22 November 1961. Elvis is number in the UK hit parade with His Latest Flame. Jimmy Dean's Big Bad John tops the Billboard Hot 100. The Biblical epic King of Kings is the latest cinema release. Macmillan's government has implemented a wage freeze and is considering joining the Common Market. JFK is not yet a year into his Presidency and the date two years on would prove fateful. Meanwhile at Hull's Hedon Road Maternity Hospital I was born.
But this is a radio blog. So what, I hear you cry, was on the radio that day? The BBC Programme Index helps fill in the blanks but you can't beat going back to the Radio Times listings.
My edition of the Radio Times is for the north of England so on the Home Service we only get the first edition of Today with Jack de Manio. Replacing the second post 8 am news edition is Today from the North with John Watmaugh. It's term-time so schools programmes take a chunk out of the daytime hours. Wednesday means Choral Evensong and from 5 pm programmes badged as Junior Time in what was the old Children's Hour timeslot include a drama The Immovable Object produced by long-time Manchester-based producer Trevor Hill. From the current perspective the evening schedule seems a little odd, the Home Service carries the Bizet opera Carmen in four acts, so taking up most of the night. However, the Third Programme has the drama, in this case an adaptation of Un Caso Clinico (A Hospital Case) by Italian playwright Dino Buzzati.
Of course it wasn't just the BBC you could tune into to. There were any number of foreign stations, perhaps the AFN, but more than likely it'd be 208 metres for some alternative night time listening on Radio Luxembourg. The schedule for the 22nd can be found in the issue of Disc ("the top record and musical weekly") tracked down online by Mike Barraclough. Essentially its full of lots of very short pre-recorded sponsored shows with not much clue, at least in this publication, as to who the DJs were
6.00 Record Show
7.00 Pops at the Piano
7.17 Wednesday's Requests
7.45 Jimmy Young Sings
8.00 Honey Hit Parade
8.15 In the Groove
8.30 Sound of Fury
9.00 Internationalities
9.30 David Jacobs
10.00 Teen and Twenty Club
10.30 Record Show
11.00 Request a Golden Guinea
11.15-11.30 Hits for Six
12.00-12.30 Midnight on Luxembourg
Meanwhile over on the telly ITV offered us Zoo Time from Whipsnade Zoo, The Adventures of Sir Lancelot, Coronation Street (so some things never change), Rawhide, the musical programme Pop! Vintage '48 and The Blackwell Story, a drama about America's first woman medical student Elizabeth Blackwell.

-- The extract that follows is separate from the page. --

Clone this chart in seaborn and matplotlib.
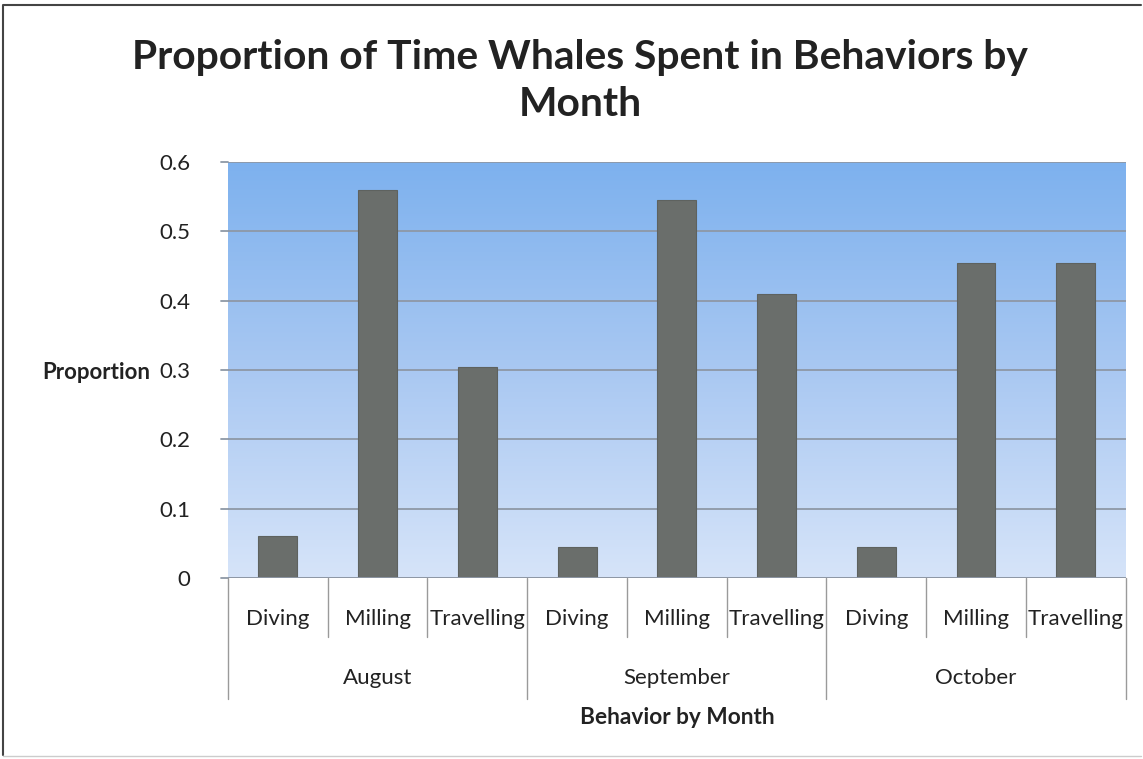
import numpy as np
import pandas as pd
import matplotlib
matplotlib.use("Agg")
import matplotlib.pyplot as plt
import matplotlib.transforms as mtransforms
from matplotlib.colors import LinearSegmentedColormap
from matplotlib.lines import Line2D
import seaborn as sns

# Chart data
months = ["August", "September", "October"]
behaviors = ["Diving", "Milling", "Travelling"]
proportion_aug = [0.06, 0.56, 0.305]
proportion_sep = [0.045, 0.545, 0.41]
proportion_oct = [0.045, 0.455, 0.455]
y_ticks = [0, 0.1, 0.2, 0.3, 0.4, 0.5, 0.6]

sns.set_theme(style="white")
plt.rcParams["font.family"] = ["Lato", "DejaVu Sans"]

rows = []
for month, vals in zip(months, [proportion_aug, proportion_sep, proportion_oct]):
    for beh, v in zip(behaviors, vals):
        rows.append({"slot": f"{month}-{beh}", "month": month, "behavior": beh, "proportion": v})
df = pd.DataFrame(rows)

fig = plt.figure(figsize=(11.43, 7.59), dpi=100)
ax = fig.add_axes([0.1995, 0.2385, 0.7853, 0.5481])

# vertical blue gradient behind the plot area
grad_cmap = LinearSegmentedColormap.from_list("sky", ["#d6e4f9", "#a9c8f2", "#7db1ee"])
grad = np.linspace(0, 1, 256).reshape(-1, 1)
ax.imshow(grad, cmap=grad_cmap, origin="lower", aspect="auto",
          extent=[0, 1, 0, 1], transform=ax.transAxes, zorder=0)

sns.barplot(data=df, x="slot", y="proportion", color="#6a6e6b", width=0.39,
            saturation=1, ax=ax, zorder=3, edgecolor="#5e625f", linewidth=0.8)

ax.set_xlim(-0.5, len(df) - 0.5)
ax.set_ylim(0, 0.6)
ax.set_yticks(y_ticks)
ax.set_yticklabels(["0" if t == 0 else f"{t:g}" for t in y_ticks])
ax.tick_params(axis="y", labelsize=16, colors="#222222", pad=27, length=0)
ax.yaxis.grid(True, color="#8e98a6", linewidth=1.3, zorder=1)
ax.set_axisbelow(False)
for spine in ax.spines.values():
    spine.set_visible(False)

# short tick marks to the left of the plot area
tr_y = mtransforms.blended_transform_factory(ax.transAxes, ax.transData)
for t in y_ticks:
    ax.add_line(Line2D([-0.008, 0], [t, t], transform=tr_y, color="#8e98a6",
                       linewidth=1.3, clip_on=False))
ax.axhline(0, color="#8e98a6", linewidth=1.3, zorder=4)

# behavior labels and group labels below the axis
ax.set_xticks(range(len(df)))
ax.set_xticklabels(df["behavior"])
ax.tick_params(axis="x", labelsize=16, colors="#222222", pad=22, length=0)
ax.set_xlabel("")
ax.set_ylabel("")

tr_x = mtransforms.blended_transform_factory(ax.transData, ax.transAxes)
n = len(behaviors)
for i in range(len(df) + 1):
    x = i - 0.5
    bottom = -0.29 if i % n == 0 else -0.143
    ax.add_line(Line2D([x, x], [0, bottom], transform=tr_x, color="#9a9a9a",
                       linewidth=1.0, clip_on=False))
for j, month in enumerate(months):
    ax.text(j * n + (n - 1) / 2, -0.24, month, transform=tr_x, ha="center",
            va="center", fontsize=16, color="#222222")

ax.text(0.5, -0.335, "Behavior by Month", transform=ax.transAxes, ha="center",
        va="center", fontsize=16.3, fontweight="bold", color="#222222")
fig.text(96 / 1143, 1 - 372 / 759, "Proportion", ha="center", va="center",
         fontsize=16, fontweight="bold", color="#222222")

fig.text(580 / 1143, 1 - 57 / 759, "Proportion of Time Whales Spent in Behaviors by",
         ha="center", va="center", fontsize=29.3, fontweight="bold", color="#222222")
fig.text(580 / 1143, 1 - 104 / 759, "Month",
         ha="center", va="center", fontsize=29.3, fontweight="bold", color="#222222")

# outer frame of the chart area
frame_x = [3 / 1143, 3 / 1143, 1141 / 1143]
frame_y = [4 / 759, 1 - 5 / 759, 1 - 5 / 759]
fig.add_artist(Line2D(frame_x, frame_y, transform=fig.transFigure,
                      color="#444444", linewidth=1.5))
fig.add_artist(Line2D([3 / 1143, 1141 / 1143], [3 / 759, 3 / 759],
                      transform=fig.transFigure, color="#cccccc", linewidth=1.0))

fig.savefig("out.png", dpi=100, facecolor="white")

Over on the BBC it was an afternoon of live football with Kenneth Wolstenholme commentating of the England v Ireland international, The Flowerpot Men, Tales of the Riverbank, Cliff and the team with Tonight, the US series Frontier Circus, Peter Dimmock with Sportsview and the start of a new 6-part drama A Chance of Thunder by Z Cars scriptwriter John Hopkins.